MATERIAL SHOWN:

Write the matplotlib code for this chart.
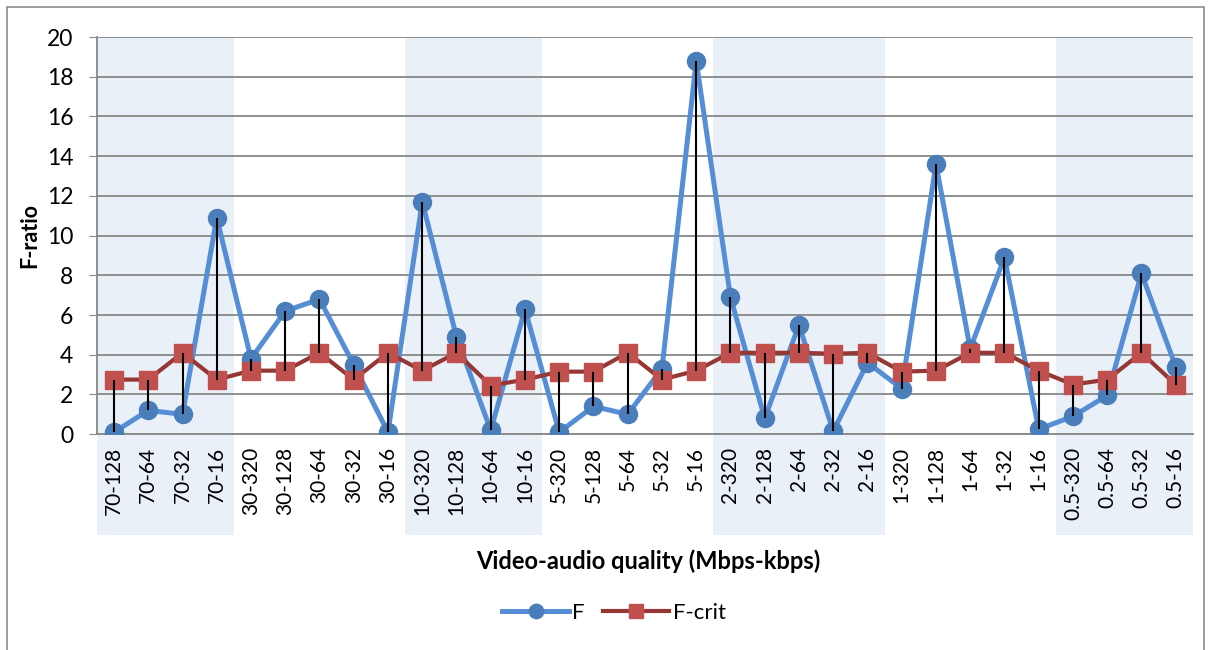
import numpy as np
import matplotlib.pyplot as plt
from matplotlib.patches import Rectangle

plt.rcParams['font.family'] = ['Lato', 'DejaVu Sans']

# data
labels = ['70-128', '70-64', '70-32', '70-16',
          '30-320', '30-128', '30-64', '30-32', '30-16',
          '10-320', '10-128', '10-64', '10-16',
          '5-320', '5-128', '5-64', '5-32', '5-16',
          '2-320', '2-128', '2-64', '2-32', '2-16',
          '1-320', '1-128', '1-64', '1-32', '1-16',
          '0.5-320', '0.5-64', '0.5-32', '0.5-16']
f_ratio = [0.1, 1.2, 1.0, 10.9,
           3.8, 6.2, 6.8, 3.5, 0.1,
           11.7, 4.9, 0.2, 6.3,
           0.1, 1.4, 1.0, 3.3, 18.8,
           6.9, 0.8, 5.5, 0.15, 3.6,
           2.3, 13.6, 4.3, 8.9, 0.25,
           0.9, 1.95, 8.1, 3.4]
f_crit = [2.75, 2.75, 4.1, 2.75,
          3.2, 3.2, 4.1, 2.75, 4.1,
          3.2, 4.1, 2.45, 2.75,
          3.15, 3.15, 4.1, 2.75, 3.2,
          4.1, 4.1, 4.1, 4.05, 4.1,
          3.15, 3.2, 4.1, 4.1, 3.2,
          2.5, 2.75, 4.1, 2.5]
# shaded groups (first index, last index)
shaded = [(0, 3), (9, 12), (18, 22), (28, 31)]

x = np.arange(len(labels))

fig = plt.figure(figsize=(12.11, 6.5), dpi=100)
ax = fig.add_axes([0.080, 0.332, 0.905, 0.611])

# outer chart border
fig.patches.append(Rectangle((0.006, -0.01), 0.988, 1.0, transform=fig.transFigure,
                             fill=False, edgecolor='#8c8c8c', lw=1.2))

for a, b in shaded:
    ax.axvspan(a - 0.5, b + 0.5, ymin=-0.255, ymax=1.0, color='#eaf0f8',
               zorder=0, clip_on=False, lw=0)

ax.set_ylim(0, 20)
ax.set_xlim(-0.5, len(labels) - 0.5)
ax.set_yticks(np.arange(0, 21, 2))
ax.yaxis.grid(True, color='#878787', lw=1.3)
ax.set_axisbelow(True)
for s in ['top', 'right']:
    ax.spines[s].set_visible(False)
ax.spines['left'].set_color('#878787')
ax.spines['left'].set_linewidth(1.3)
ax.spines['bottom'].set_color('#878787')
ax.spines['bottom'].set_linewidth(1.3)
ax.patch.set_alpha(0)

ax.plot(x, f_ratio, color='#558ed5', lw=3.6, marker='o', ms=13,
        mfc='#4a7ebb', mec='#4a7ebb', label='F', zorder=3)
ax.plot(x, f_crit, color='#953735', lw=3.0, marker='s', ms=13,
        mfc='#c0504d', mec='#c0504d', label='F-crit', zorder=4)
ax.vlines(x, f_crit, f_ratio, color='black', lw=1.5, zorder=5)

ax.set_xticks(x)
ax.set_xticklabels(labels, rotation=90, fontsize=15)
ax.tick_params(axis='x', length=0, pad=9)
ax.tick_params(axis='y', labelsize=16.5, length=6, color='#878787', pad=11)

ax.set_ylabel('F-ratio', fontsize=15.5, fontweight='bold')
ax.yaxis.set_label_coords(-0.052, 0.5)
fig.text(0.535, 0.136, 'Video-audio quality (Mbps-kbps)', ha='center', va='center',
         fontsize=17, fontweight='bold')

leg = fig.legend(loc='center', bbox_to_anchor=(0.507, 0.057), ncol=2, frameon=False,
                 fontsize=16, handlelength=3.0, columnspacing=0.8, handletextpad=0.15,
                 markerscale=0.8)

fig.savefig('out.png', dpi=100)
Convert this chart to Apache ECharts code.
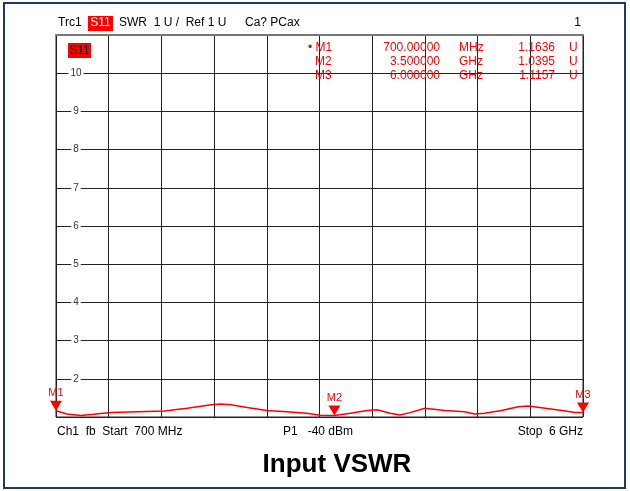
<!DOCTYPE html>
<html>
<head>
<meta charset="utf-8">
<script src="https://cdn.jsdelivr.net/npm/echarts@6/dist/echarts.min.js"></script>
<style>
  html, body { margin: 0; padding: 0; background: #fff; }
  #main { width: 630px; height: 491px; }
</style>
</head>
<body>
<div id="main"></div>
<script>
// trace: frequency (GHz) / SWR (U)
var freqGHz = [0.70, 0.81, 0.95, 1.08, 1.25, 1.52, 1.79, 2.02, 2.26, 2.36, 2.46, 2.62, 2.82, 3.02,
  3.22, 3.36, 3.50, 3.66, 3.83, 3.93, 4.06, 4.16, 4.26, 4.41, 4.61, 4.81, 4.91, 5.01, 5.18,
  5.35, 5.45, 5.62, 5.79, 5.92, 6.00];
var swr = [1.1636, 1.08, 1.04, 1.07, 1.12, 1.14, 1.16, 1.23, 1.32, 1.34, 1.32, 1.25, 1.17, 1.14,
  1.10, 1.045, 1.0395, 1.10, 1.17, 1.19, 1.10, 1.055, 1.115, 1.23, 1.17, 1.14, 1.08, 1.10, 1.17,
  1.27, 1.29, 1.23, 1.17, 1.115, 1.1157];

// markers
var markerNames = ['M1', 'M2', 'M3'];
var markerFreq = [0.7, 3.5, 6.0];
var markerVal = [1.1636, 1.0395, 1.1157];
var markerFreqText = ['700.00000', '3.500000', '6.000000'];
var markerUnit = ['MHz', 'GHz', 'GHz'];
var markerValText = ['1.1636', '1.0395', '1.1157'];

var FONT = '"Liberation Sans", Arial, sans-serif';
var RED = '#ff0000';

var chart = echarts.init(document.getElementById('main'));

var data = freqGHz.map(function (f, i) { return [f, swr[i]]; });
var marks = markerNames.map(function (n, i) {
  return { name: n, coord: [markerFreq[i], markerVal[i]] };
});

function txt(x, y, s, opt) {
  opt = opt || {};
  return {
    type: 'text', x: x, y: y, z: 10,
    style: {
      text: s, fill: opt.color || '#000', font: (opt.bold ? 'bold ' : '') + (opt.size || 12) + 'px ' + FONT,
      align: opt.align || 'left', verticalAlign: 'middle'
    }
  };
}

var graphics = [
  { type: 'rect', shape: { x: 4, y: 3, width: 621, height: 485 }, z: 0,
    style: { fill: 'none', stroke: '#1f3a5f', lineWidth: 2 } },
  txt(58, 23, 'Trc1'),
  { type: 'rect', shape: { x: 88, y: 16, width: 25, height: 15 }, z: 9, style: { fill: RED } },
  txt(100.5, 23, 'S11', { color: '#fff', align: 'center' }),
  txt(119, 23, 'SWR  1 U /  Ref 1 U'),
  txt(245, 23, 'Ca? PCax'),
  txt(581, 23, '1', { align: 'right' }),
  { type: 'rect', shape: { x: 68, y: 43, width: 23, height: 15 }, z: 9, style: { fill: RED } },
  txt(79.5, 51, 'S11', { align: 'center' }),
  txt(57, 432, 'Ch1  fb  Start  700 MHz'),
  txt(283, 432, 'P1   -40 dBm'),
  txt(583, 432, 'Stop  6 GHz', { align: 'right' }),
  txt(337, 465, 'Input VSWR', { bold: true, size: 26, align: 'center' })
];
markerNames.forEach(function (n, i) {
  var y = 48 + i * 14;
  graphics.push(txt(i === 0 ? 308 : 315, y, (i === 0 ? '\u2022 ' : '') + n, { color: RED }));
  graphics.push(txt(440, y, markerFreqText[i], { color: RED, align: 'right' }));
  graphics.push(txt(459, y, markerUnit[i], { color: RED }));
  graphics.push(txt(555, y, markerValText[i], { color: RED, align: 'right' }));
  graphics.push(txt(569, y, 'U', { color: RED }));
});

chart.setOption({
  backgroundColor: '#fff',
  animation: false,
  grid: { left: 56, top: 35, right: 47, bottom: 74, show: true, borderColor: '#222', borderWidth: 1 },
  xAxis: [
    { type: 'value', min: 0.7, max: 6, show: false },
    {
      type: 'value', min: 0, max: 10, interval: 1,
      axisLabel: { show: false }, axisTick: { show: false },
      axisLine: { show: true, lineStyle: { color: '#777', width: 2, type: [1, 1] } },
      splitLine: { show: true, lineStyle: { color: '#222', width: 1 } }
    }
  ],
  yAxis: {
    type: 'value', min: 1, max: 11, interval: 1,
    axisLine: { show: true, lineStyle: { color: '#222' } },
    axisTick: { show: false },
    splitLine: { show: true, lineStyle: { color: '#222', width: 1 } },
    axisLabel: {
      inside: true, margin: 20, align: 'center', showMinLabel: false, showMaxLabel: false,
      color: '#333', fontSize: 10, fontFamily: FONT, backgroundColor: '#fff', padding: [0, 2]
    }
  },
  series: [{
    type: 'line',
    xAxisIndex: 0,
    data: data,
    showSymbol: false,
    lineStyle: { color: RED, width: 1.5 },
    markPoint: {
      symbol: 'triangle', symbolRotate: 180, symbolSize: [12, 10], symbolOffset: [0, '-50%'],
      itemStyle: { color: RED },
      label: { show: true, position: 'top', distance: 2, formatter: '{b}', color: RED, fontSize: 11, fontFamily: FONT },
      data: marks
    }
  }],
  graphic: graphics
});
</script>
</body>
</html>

WHAT YOU HAVE TO DO: Skip the pictures. Restate exactly the lines from the start of the entries through the line containing "plt.rcParams['font.family'] = ['Lato', 'DejaVu", both ends included.

TASK RESULT:
Write the matplotlib code for this chart.
import numpy as np
import matplotlib.pyplot as plt
from matplotlib.patches import Rectangle

plt.rcParams['font.family'] = ['Lato', 'DejaVu Sans']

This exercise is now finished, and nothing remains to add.